> [STATED EXERCISE] Leave out the pictures, and write out exactly the lines from the beginning of the material to the line holding "color='#008000', lw=1.2, label='Schapery')", that line included, and nothing else.

——

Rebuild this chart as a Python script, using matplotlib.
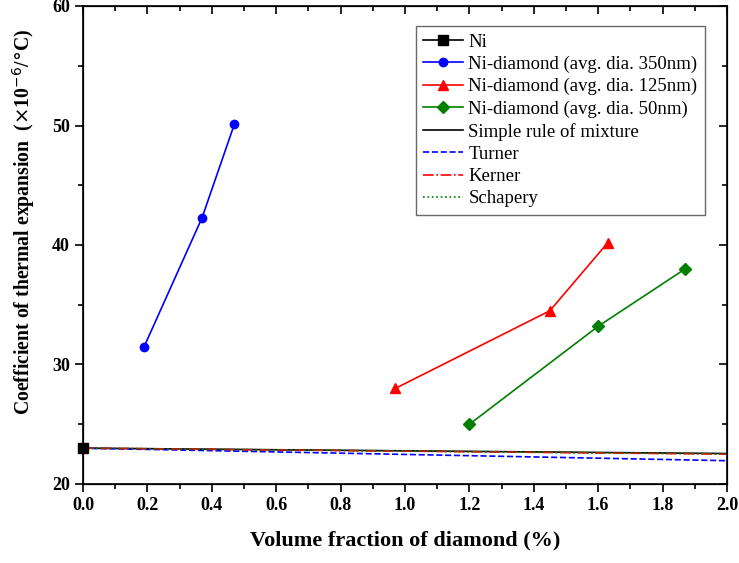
import numpy as np
import matplotlib.pyplot as plt

plt.rcParams['font.family'] = ['Liberation Serif', 'DejaVu Serif']

# measured data
ni_x = [0.0]
ni_y = [23.0]
d350_x = [0.19, 0.37, 0.47]
d350_y = [31.5, 42.3, 50.1]
d125_x = [0.97, 1.45, 1.63]
d125_y = [28.0, 34.5, 40.2]
d50_x = [1.20, 1.60, 1.87]
d50_y = [25.0, 33.2, 38.0]

# model predictions
model_x = [0.0, 2.0]
rule_y = [23.0, 22.55]
turner_y = [23.0, 21.95]
kerner_y = [23.0, 22.5]
schapery_y = [23.0, 22.52]

fig = plt.figure(figsize=(7.39, 5.63), dpi=100)
ax = fig.add_axes([83/739, 1-484/563, 644/739, 478/563])

ax.plot(ni_x, ni_y, 'ks-', ms=7, lw=1.2, label='Ni', clip_on=False, zorder=5)
ax.plot(d350_x, d350_y, 'o-', color='#0000ff', ms=6, lw=1.2,
        label='Ni-diamond (avg. dia. 350nm)')
ax.plot(d125_x, d125_y, '^-', color='#ff0000', ms=7, lw=1.2,
        label='Ni-diamond (avg. dia. 125nm)')
ax.plot(d50_x, d50_y, 'D-', color='#008000', ms=6, lw=1.2,
        label='Ni-diamond (avg. dia. 50nm)')
ax.plot(model_x, rule_y, '-', color='black', lw=1.2, label='Simple rule of mixture')
ax.plot(model_x, turner_y, '--', color='#0000ff', lw=1.2, label='Turner')
ax.plot(model_x, kerner_y, '-.', color='#ff0000', lw=1.2, label='Kerner')
ax.plot(model_x, schapery_y, ':', color='#008000', lw=1.2, label='Schapery')

ax.set_xlim(0, 2.0)
ax.set_ylim(20, 60)
ax.set_xticks(np.arange(0, 2.01, 0.2))
ax.set_xticks(np.arange(0.1, 2.0, 0.2), minor=True)
ax.set_yticks(np.arange(20, 61, 10))
ax.set_yticks(np.arange(25, 60, 10), minor=True)
ax.set_xticklabels(['%.1f' % v for v in np.arange(0, 2.01, 0.2)],
                   fontweight='bold', fontsize=13)
ax.set_yticklabels([str(v) for v in range(20, 61, 10)],
                   fontweight='bold', fontsize=13)

ax.tick_params(which='both', direction='out', top=False, right=False, width=1.2)
ax.tick_params(which='major', length=6)
ax.tick_params(which='minor', length=3.5)
for s in ax.spines.values():
    s.set_linewidth(1.2)

# inward ticks on the top and right frame
ax2 = ax.twiny()
ax2.set_xlim(ax.get_xlim())
ax2.set_xticks(ax.get_xticks())
ax2.set_xticks(ax.get_xticks(minor=True), minor=True)
ax2.tick_params(which='both', direction='in', labeltop=False, width=1.2)
ax2.tick_params(which='major', length=6)
ax2.tick_params(which='minor', length=3.5)
ax3 = ax.twinx()
ax3.set_ylim(ax.get_ylim())
ax3.set_yticks(ax.get_yticks())
ax3.set_yticks(ax.get_yticks(minor=True), minor=True)
ax3.tick_params(which='both', direction='in', labelright=False, width=1.2)
ax3.tick_params(which='major', length=6)
ax3.tick_params(which='minor', length=3.5)

ax.set_xlabel('Volume fraction of diamond (%)', fontweight='bold', fontsize=16,
              labelpad=12)
ax.set_ylabel(r'Coefficient of thermal expansion  ($\times$10$^{-6}$/$\degree$C)',
              fontweight='bold', fontsize=14.2)
ax.yaxis.set_label_coords(-0.071, 0.548)

leg = ax.legend(loc='upper right', bbox_to_anchor=(0.966, 0.958), fontsize=13.5,
                frameon=True, fancybox=False, edgecolor='#444444',
                handlelength=2.1, borderpad=0.4, labelspacing=0.27,
                handletextpad=0.3, borderaxespad=0)
leg.get_frame().set_linewidth(1.0)
leg.set_zorder(10)

fig.savefig('out.png', dpi=100)
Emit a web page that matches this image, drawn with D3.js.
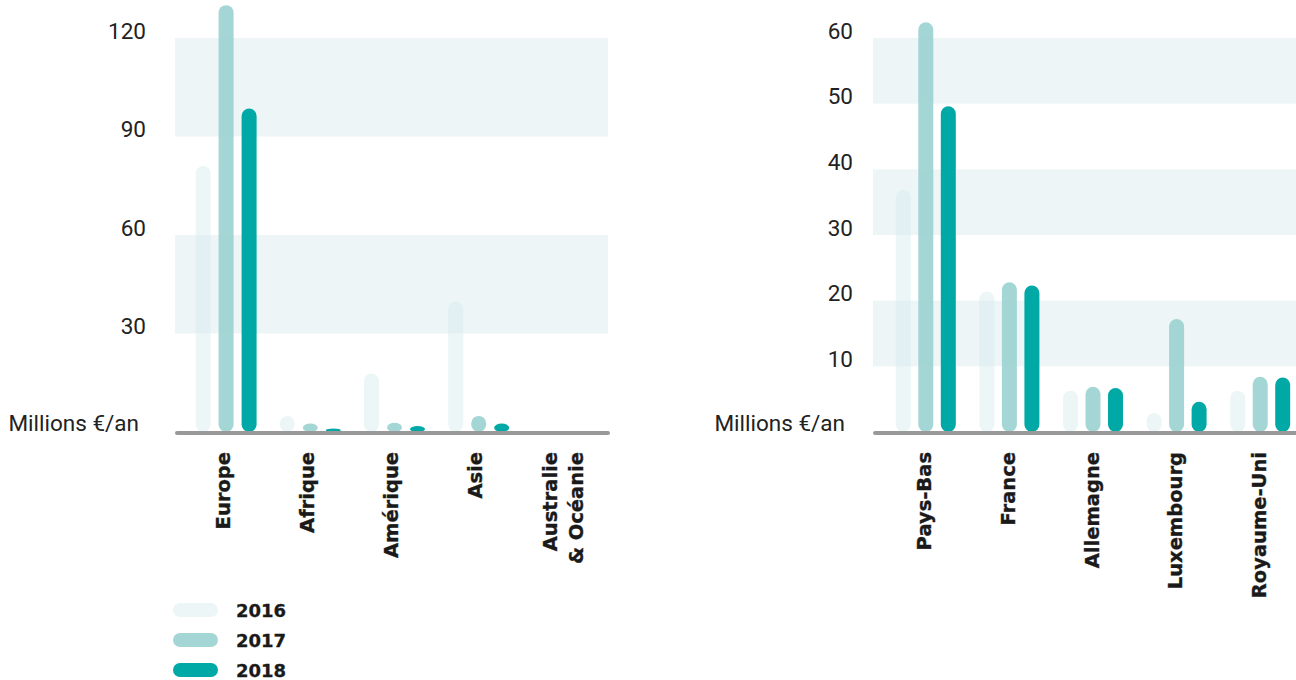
<!DOCTYPE html>
<html><head><meta charset="utf-8">
<script src="https://cdn.jsdelivr.net/npm/d3@7"></script>
<style>body{margin:0;background:#fff;overflow:hidden}</style>
</head><body>
<svg id="c" width="1296" height="680"></svg>
<script>
const years = ["2016", "2017", "2018"];
const regions = ["Europe", "Afrique", "Amérique", "Asie", "Australie & Océanie"];
const regions2016 = [81, 4.9, 17.8, 39.8, 0];
const regions2017 = [130, 2.6, 2.8, 4.9, 0];
const regions2018 = [98.5, 1.1, 1.8, 2.6, 0];
const regionTicks = [30, 60, 90, 120];
const countries = ["Pays-Bas", "France", "Allemagne", "Luxembourg", "Royaume-Uni"];
const countries2016 = [36.9, 21.4, 6.3, 2.9, 6.3];
const countries2017 = [62.4, 22.8, 6.9, 17.2, 8.4];
const countries2018 = [49.6, 22.3, 6.7, 4.6, 8.3];
const countryTicks = [10, 20, 30, 40, 50, 60];
const unitLabel = "Millions €/an";

const fills = {"2016": "#d8eaed", "2017": "#99d0d0", "2018": "#00a8a6"};
const opac = {"2016": 0.45, "2017": 0.88, "2018": 1};

const svg = d3.select("#c");

function drawChart(cfg) {
  const g = svg.append("g");
  const y = d3.scaleLinear().domain([0, cfg.max]).range([432, 38]);
  const x0 = d3.scaleBand().domain(cfg.cats).range(cfg.catRange);
  const x1 = d3.scalePoint().domain(years).range([-cfg.sub, cfg.sub]);
  const series = {"2016": cfg.s2016, "2017": cfg.s2017, "2018": cfg.s2018};

  // alternating bands
  const bands = [];
  for (let i = 0; i + 1 < cfg.ticks.length; i += 2) bands.push([cfg.ticks[i], cfg.ticks[i + 1]]);
  g.selectAll("rect.band").data(bands).join("rect")
    .attr("class", "band")
    .attr("x", cfg.bandX[0]).attr("width", cfg.bandX[1] - cfg.bandX[0])
    .attr("y", d => y(d[1])).attr("height", d => y(d[0]) - y(d[1]))
    .attr("fill", "#edf5f7");

  // tick labels
  g.selectAll("text.tick").data(cfg.ticks).join("text")
    .attr("class", "tick")
    .attr("x", cfg.tickX).attr("y", d => y(d) + 0.5)
    .attr("text-anchor", "end")
    .attr("font-family", "Roboto, sans-serif").attr("font-size", 22.5)
    .attr("fill", "#222").text(d => d);

  g.append("text").attr("x", cfg.unitX).attr("y", y(0) - 1)
    .attr("text-anchor", "end")
    .attr("font-family", "Roboto, sans-serif").attr("font-size", 22.5)
    .attr("fill", "#222").text(unitLabel);

  // bars
  const bw = 15;
  years.forEach(yr => {
    g.selectAll("rect.b" + yr).data(cfg.cats.map((c, i) => ({c, v: series[yr][i]})).filter(d => d.v > 0))
      .join("rect")
      .attr("x", d => x0(d.c) + x0.bandwidth() / 2 + x1(yr) - bw / 2)
      .attr("width", bw)
      .attr("y", d => y(d.v))
      .attr("height", d => y(0) - y(d.v))
      .attr("rx", bw / 2)
      .attr("fill", fills[yr]).attr("fill-opacity", opac[yr]);
  });

  // baseline
  g.append("line")
    .attr("x1", cfg.bandX[0] + 2).attr("x2", cfg.bandX[1])
    .attr("y1", y(0) + 1).attr("y2", y(0) + 1)
    .attr("stroke", "#999").attr("stroke-width", 4).attr("stroke-linecap", "round");

  // category labels
  cfg.cats.forEach(c => {
    const lines = c.split(" & ").map((s, i) => i > 0 ? "& " + s : s);
    const cx = x0(c) + x0.bandwidth() / 2;
    const t = g.append("text")
      .attr("transform", `translate(${cx},452) rotate(-90)`)
      .attr("text-anchor", "end")
      .attr("font-family", "'DejaVu Sans', sans-serif").attr("font-weight", "bold")
      .attr("font-size", 19.5).attr("fill", "#1a1a1a")
      .attr("stroke", "#1a1a1a").attr("stroke-width", 0.35);
    const off = lines.length > 1 ? -6 : cfg.labelOff;
    lines.forEach((s, i) => {
      t.append("tspan").attr("x", 0).attr("y", off + i * 26).text(s);
    });
  });
}

drawChart({cats: regions, s2016: regions2016, s2017: regions2017, s2018: regions2018,
  ticks: regionTicks, max: 120, bandX: [175, 608], catRange: [184, 605], sub: 23,
  tickX: 146, unitX: 139, labelOff: 3.5});

drawChart({cats: countries, s2016: countries2016, s2017: countries2017, s2018: countries2018,
  ticks: countryTicks, max: 60, bandX: [873, 1305], catRange: [884, 1302], sub: 22.5,
  tickX: 853, unitX: 845, labelOff: 5.5});

// legend
const lg = svg.append("g");
const ly = d3.scalePoint().domain(years).range([610, 670]);
lg.selectAll("rect").data(years).join("rect")
  .attr("x", 173).attr("width", 45).attr("y", d => ly(d) - 7).attr("height", 14).attr("rx", 7)
  .attr("fill", d => fills[d]).attr("fill-opacity", d => opac[d]);
lg.selectAll("text").data(years).join("text")
  .attr("x", 236).attr("y", d => ly(d) + 7)
  .attr("font-family", "'DejaVu Sans', sans-serif").attr("font-weight", "bold")
  .attr("font-size", 18).attr("fill", "#1a1a1a")
  .attr("stroke", "#1a1a1a").attr("stroke-width", 0.3).text(d => d);
</script>
</body></html>
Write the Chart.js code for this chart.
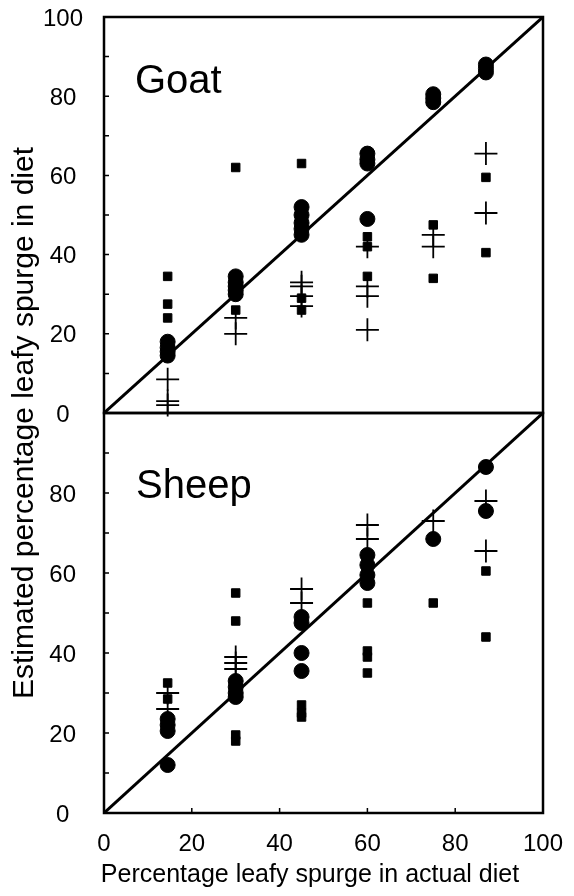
<!DOCTYPE html>
<html>
<head>
<meta charset="utf-8">
<script src="https://cdn.jsdelivr.net/npm/chart.js@4"></script>
<style>
  body { margin: 0; background: #fff; }
  canvas { position: absolute; left: 0; top: 0; }
</style>
</head>
<body>
<canvas id="goat" width="574" height="896"></canvas>
<canvas id="sheep" width="574" height="896"></canvas>
<script>
const actualDiet = [14.5, 30, 45, 60, 75, 87];
const xTicks = [0, 20, 40, 60, 80, 100];
const yTicks = [0, 20, 40, 60, 80, 100];
const diagonal = [0, 100];

// one inner list per actual diet level
const goatCircles = [[18, 16.5, 15.5, 14.5], [34.5, 33, 32, 31, 30], [52, 50, 48, 46.5, 45], [65.5, 64, 63, 49], [80.5, 79.5, 78.5], [88, 87, 86]];
const goatSquares = [[34.5, 27.5, 24], [62, 26], [63, 29, 26], [44.5, 42, 34.5], [47.5, 34], [59.5, 40.5]];
const goatCrosses = [[8.5, 3, 2], [24, 20], [33, 32, 29.5, 27], [42, 32, 29.5, 21], [45, 42], [65.5, 50.5]];

const sheepCircles = [[23.5, 22, 20.5, 12], [33, 31.5, 30, 29], [49, 47.5, 40, 35.5], [64.5, 62, 59.5, 57.5], [68.5], [86.5, 75.5]];
const sheepSquares = [[32.5, 28.5], [55, 48, 19.5, 18], [27, 25, 24], [52.5, 40.5, 39, 35], [52.5], [60.5, 44]];
const sheepCrosses = [[30, 26], [39, 37.5, 36], [56, 52.5], [72, 68.5], [73], [78, 65.5]];

const FONT = '"Liberation Sans", Arial, sans-serif';
Chart.defaults.font.family = FONT;
Chart.defaults.color = '#000';

const toPoints = cols => cols.flatMap((ys, i) => ys.map(y => ({ x: actualDiet[i], y })));

function makeDatasets(circles, squares, crosses) {
  return [
    { data: diagonal.map(v => ({ x: v, y: v })), showLine: true, borderColor: '#000', borderWidth: 3, pointRadius: 0 },
    { data: toPoints(squares), pointStyle: 'rect', pointRadius: 6, backgroundColor: '#000', borderColor: '#000', borderWidth: 1, clip: false },
    { data: toPoints(crosses), pointStyle: 'cross', pointRadius: 11.5, borderColor: '#000', borderWidth: 1.8, clip: false },
    { data: toPoints(circles), pointStyle: 'circle', pointRadius: 7.5, backgroundColor: '#000', borderColor: '#000', borderWidth: 1, clip: false }
  ];
}

const panelDecor = {
  id: 'panelDecor',
  afterDatasetsDraw(chart, args, opts) {
    const { ctx, chartArea: a, scales } = chart;
    ctx.save();
    ctx.strokeStyle = '#000';
    ctx.lineWidth = 2.5;
    ctx.strokeRect(a.left, a.top, a.right - a.left, a.bottom - a.top);

    ctx.lineWidth = 1.5;
    ctx.beginPath();
    for (let v = 10; v < 100; v += 10) {
      const y = scales.y.getPixelForValue(v);
      ctx.moveTo(a.left, y);
      ctx.lineTo(a.left + 5, y);
    }
    if (opts.bottomTicks) {
      xTicks.slice(1, -1).forEach(v => {
        const x = scales.x.getPixelForValue(v);
        ctx.moveTo(x, a.bottom);
        ctx.lineTo(x, a.bottom - 5);
      });
    }
    ctx.stroke();

    ctx.fillStyle = '#000';
    ctx.textBaseline = 'alphabetic';
    ctx.textAlign = 'left';
    ctx.font = '40px ' + FONT;
    ctx.fillText(opts.label, opts.labelX, opts.labelY);

    if (opts.titles) {
      ctx.textAlign = 'center';
      ctx.font = '25px ' + FONT;
      ctx.fillText('Percentage leafy spurge in actual diet', 310, 882);
      ctx.translate(33, 423);
      ctx.rotate(-Math.PI / 2);
      ctx.font = '30px ' + FONT;
      ctx.fillText('Estimated percentage leafy spurge in diet', 0, 0);
    }
    ctx.restore();
  }
};

function yAxis(ticks, padding) {
  return {
    type: 'linear', min: 0, max: 100,
    grid: { display: false }, border: { display: false },
    afterBuildTicks: axis => { axis.ticks = ticks.map(value => ({ value })); },
    ticks: { font: { size: 24 }, crossAlign: 'center', padding: padding, labelOffset: 2 },
    afterFit: s => { s.width = 104; s.paddingTop = 0; s.paddingBottom = 0; }
  };
}

new Chart(document.getElementById('goat'), {
  type: 'scatter',
  data: { datasets: makeDatasets(goatCircles, goatSquares, goatCrosses) },
  options: {
    responsive: false, animation: false, devicePixelRatio: 1, events: [],
    layout: { padding: { left: 0, top: 17, right: 31, bottom: 483 } },
    plugins: { legend: { display: false }, tooltip: { enabled: false },
      panelDecor: { label: 'Goat', labelX: 135, labelY: 93 } },
    scales: {
      x: { type: 'linear', min: 0, max: 100, display: false },
      y: yAxis(yTicks, 13)
    }
  },
  plugins: [panelDecor]
});

new Chart(document.getElementById('sheep'), {
  type: 'scatter',
  data: { datasets: makeDatasets(sheepCircles, sheepSquares, sheepCrosses) },
  options: {
    responsive: false, animation: false, devicePixelRatio: 1, events: [],
    layout: { padding: { left: 0, top: 413, right: 31, bottom: 0 } },
    plugins: { legend: { display: false }, tooltip: { enabled: false },
      panelDecor: { label: 'Sheep', labelX: 136, labelY: 498, bottomTicks: true, titles: true } },
    scales: {
      x: {
        type: 'linear', min: 0, max: 100,
        grid: { display: false }, border: { display: false },
        afterBuildTicks: axis => { axis.ticks = xTicks.map(value => ({ value })); },
        ticks: { font: { size: 24 }, padding: 9 },
        afterFit: s => { s.height = 83; s.paddingLeft = 0; s.paddingRight = 0; }
      },
      y: yAxis(yTicks.filter(v => v < 100), 20)
    }
  },
  plugins: [panelDecor]
});
</script>
</body>
</html>
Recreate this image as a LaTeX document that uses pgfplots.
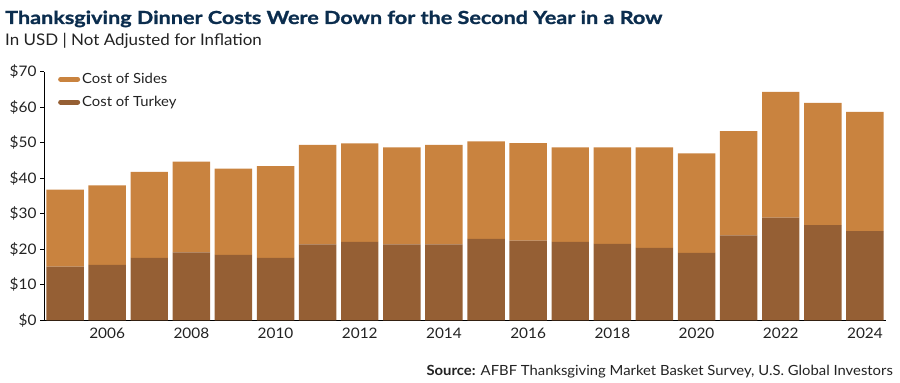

——

> [RESULT FOR THIS TASK]
Rebuild this chart as a Python script, using matplotlib.
import numpy as np
import matplotlib.pyplot as plt

plt.rcParams['font.family'] = ['Liberation Serif', 'DejaVu Serif']

# measured data
ni_x = [0.0]
ni_y = [23.0]
d350_x = [0.19, 0.37, 0.47]
d350_y = [31.5, 42.3, 50.1]
d125_x = [0.97, 1.45, 1.63]
d125_y = [28.0, 34.5, 40.2]
d50_x = [1.20, 1.60, 1.87]
d50_y = [25.0, 33.2, 38.0]

# model predictions
model_x = [0.0, 2.0]
rule_y = [23.0, 22.55]
turner_y = [23.0, 21.95]
kerner_y = [23.0, 22.5]
schapery_y = [23.0, 22.52]

fig = plt.figure(figsize=(7.39, 5.63), dpi=100)
ax = fig.add_axes([83/739, 1-484/563, 644/739, 478/563])

ax.plot(ni_x, ni_y, 'ks-', ms=7, lw=1.2, label='Ni', clip_on=False, zorder=5)
ax.plot(d350_x, d350_y, 'o-', color='#0000ff', ms=6, lw=1.2,
        label='Ni-diamond (avg. dia. 350nm)')
ax.plot(d125_x, d125_y, '^-', color='#ff0000', ms=7, lw=1.2,
        label='Ni-diamond (avg. dia. 125nm)')
ax.plot(d50_x, d50_y, 'D-', color='#008000', ms=6, lw=1.2,
        label='Ni-diamond (avg. dia. 50nm)')
ax.plot(model_x, rule_y, '-', color='black', lw=1.2, label='Simple rule of mixture')
ax.plot(model_x, turner_y, '--', color='#0000ff', lw=1.2, label='Turner')
ax.plot(model_x, kerner_y, '-.', color='#ff0000', lw=1.2, label='Kerner')
ax.plot(model_x, schapery_y, ':', color='#008000', lw=1.2, label='Schapery')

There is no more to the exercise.